There are so many ways I was just like Mike. There are, however, so many ways that I was nothing like him.

I’m a white man, and I was born in a country dominated by people just like me. My race’s history is not one I can take much pride in, although there have been moments where I can reflect on it with some measure of satisfaction. Yet, as long as guys like Mike can’t make it to their destination without worrying about unwarranted harassment, can’t seem to get a fair shake in a society dominated by men just like me, I cannot look at those moments of satisfaction in the way I ought to be able to, with absolute pride in the society I have been born into.

Instead I feel as if I have no choice but to point to the transgressions, the oppression, the racism, the bigotry and allow the anger within me to make itself known in a way that best represents who I choose to be.
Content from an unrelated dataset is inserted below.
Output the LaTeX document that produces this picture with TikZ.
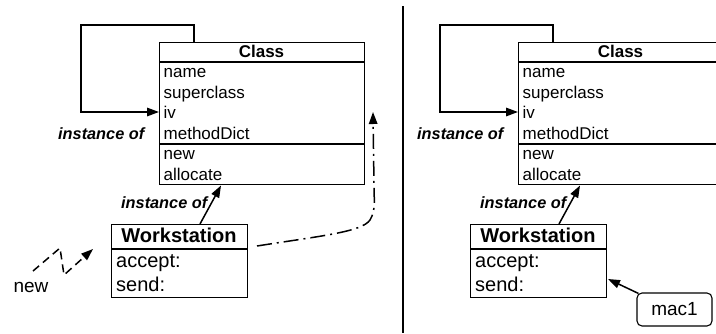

Frankly, I’m disgusted with my race as a whole.

I recognize those white people who will stand steadfastly next to their black brothers and sisters in opposition to abusive authority. I recognize those in the black community who will stand side-by-side with white brothers and sisters to effect change, real change, and not let the differences between us define the love and togetherness we can all achieve in peaceful act of defiance.

For every guy like me who jaywalks, there are too many Michael Browns. For every guy like me who walks out of a bar, there are too many James Byrds. For every guy like me who earns a paycheck there are too many women out there working just as hard for a lot less money.

For every good cop who patrols our streets there are too many Anthony Bolognas. For every conscientious officer doing their job there are too many Kevin Dupres. For every Dean Walkers helping others there are too many Vincent Cosoms. And for every time I hear that there are bad people in every profession, I say that few professions have a “blue line” that provides protection for the bad by the good, and that few other professions can result in the bodies of real people laying lifeless in the street where they were stopped for simply jaywalking.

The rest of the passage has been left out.